Les pleurs des hommes ne sont donc pas vraiment comparables aux lamentations des femmes. Le chant gisalo, pratiqué par les hommes l'est, lui, beaucoup plus. Ils chantent avec une voix de falsetto: proche des chants d'oiseaux, cette voix rappelle aussi celle des femmes qui se lamentent...En fait, d'après Feld, les lamentations sont construites sur le même modèle que la seconde partie du chant du mythe du garçon qui devint un oiseau muni (textes plus élaborés, insistant sur le sol final). Le chant gisalo correspondrait, lui, à la première partie de ce chant mythique (peu de textes, insistance sur le la [et parfois sol]).

Topographie et poétique

Dans les deux cas, les textes s'appuyent sur de fréquentes références à la topographie locale: «tu n'es pas ici / tu n'es plus là-bas / nous avions été là ensemble», etc. Dans les lamentations funéraires, ce genre de vers alterne avec d'autres: «pourquoi dors-tu autant? / je me rappelle que tu disais toujours ça», etc. Dans le gisalo, il ne reste parfois que les noms de lieux suivis d'onomatopées.

Une carte tok (dessinée par Feld)
Une carte tok (dessinée par Feld)

Une carte tok (dessinée par Feld)

Notion de tok: chemin, porte, route. Appliqué au chant, le sens serait plutôt celui de «carte». C'est sur cette carte que s'appuie, aux dires des Kaluli, l'efficacité textuelle. Le gisalo est fait par une communauté invitée pour une autre, qui reçoit. Les invités doivent alors employer, dans leurs chants, une carte qui fasse sens pour leurs hôtes. C'est un précepte explicite de la poétique Kaluli: comme le disait l'un des interlocuteurs de Feld, « Il faut chanter un tok qui ait leurs endroits à eux. C'est en entendant leurs endroits qu'ils se mettent à pleurer.»

[Noter ce que cela veut dire en termes d'empathie: le chanteur connaît suffisamment la vie des auditeurs pour leur rappeller leurs propres anecdotes chargées d'émotions...Cela, au niveau du groupe (gisalo) ou de l'individu (médiumnisme, où le chant s'appelle aussi gisalo)]

Oiseaux et mélodie

FELD approfondit davantage encore le parallèle entre chanteurs/danseurs de gisalo et oiseaux, en étudiant les costumes des danseurs et les métaphores employées pour décrire la mélodie. Pour ce dernier point, il essaye lui-même de chanter et relate la manière dont ses interlocuteurs le conseillent et le corrigent.

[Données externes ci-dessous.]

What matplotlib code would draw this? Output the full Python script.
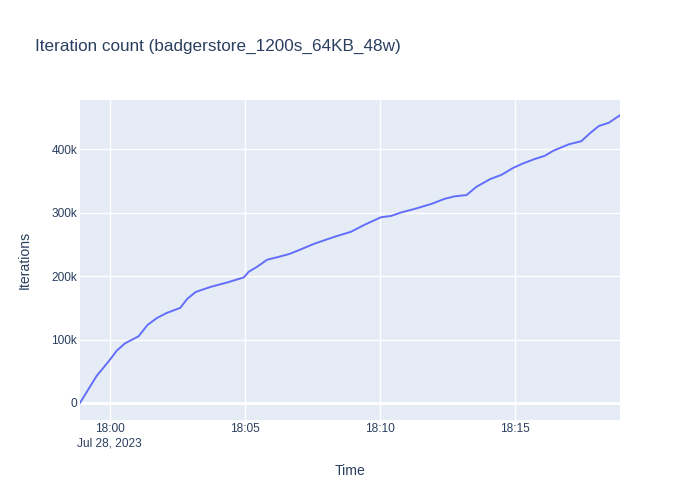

Sans entrer dans les détails, à travers la danse et le chant, on voit se dessiner une image globale: celle de l'oiseau à côté d'un cours d'eau. Un certain nombre de métaphores employées pour parler de la mélodie proviennent de la terminologie des cours d'eau (on a vu par exemple la référence aux cascades, pour les sons qui rentrent et «descendent»dans le corps). Les danseurs portent un costume fait de plumages. Dans le mouvement chorégraphique, cet accoutrement non seulement rappelle l’image d’un oiseau sautillant près du sol, mais produit en outre un chuintement analogue à celui d’une rivière. Dans la semi-pénombre dans laquelle se déroule le rituel, et de par son étirement temporel sur toute la nuit (apte à induire des états de demi-sommeil chez les spectateurs), ce dispositif est particulièrement propice à entretenir une sorte de rêverie-illusion dans laquelle les danseurs paraissent effectivement incarner des entités non-humaines.

Conclusion  

Dans le gisalo, on a donc des étrangers qui viennent et évoquent les endroits de ceux qui les reçoivent, en employant une mélodie et une mise en scène qui les assimile à des oiseaux, c'est à dire, potentiellement, aux reflets des âmes des morts, c'est à dire à ceux qui étaient jadis d'ici mais sont devenus, depuis, des étrangers...On voit comment le système symbolique se ramifie et s'enveloppe de plus en plus, autour du mythe du garçon qui devint un oiseau muni. Dans cette anthropologie du sonore, le mot musique n'apparaît presque jamais. Il y a d'excellentes raisons à cela. Reste toutefois qu'entre les positions comme celle de Blacking, pour qui la musique est une capacité humaine et celles de Feld (et d'autres chercheurs dans la même veine), s'ouvre un abîme théorique assez important. Que'est-ce que l'ethnomusicologie étudie? Des conduites sonores ? Des musiques ? Selon la réponse que l'on donne à cette question, on s'engage sur deux pistes assez différentes.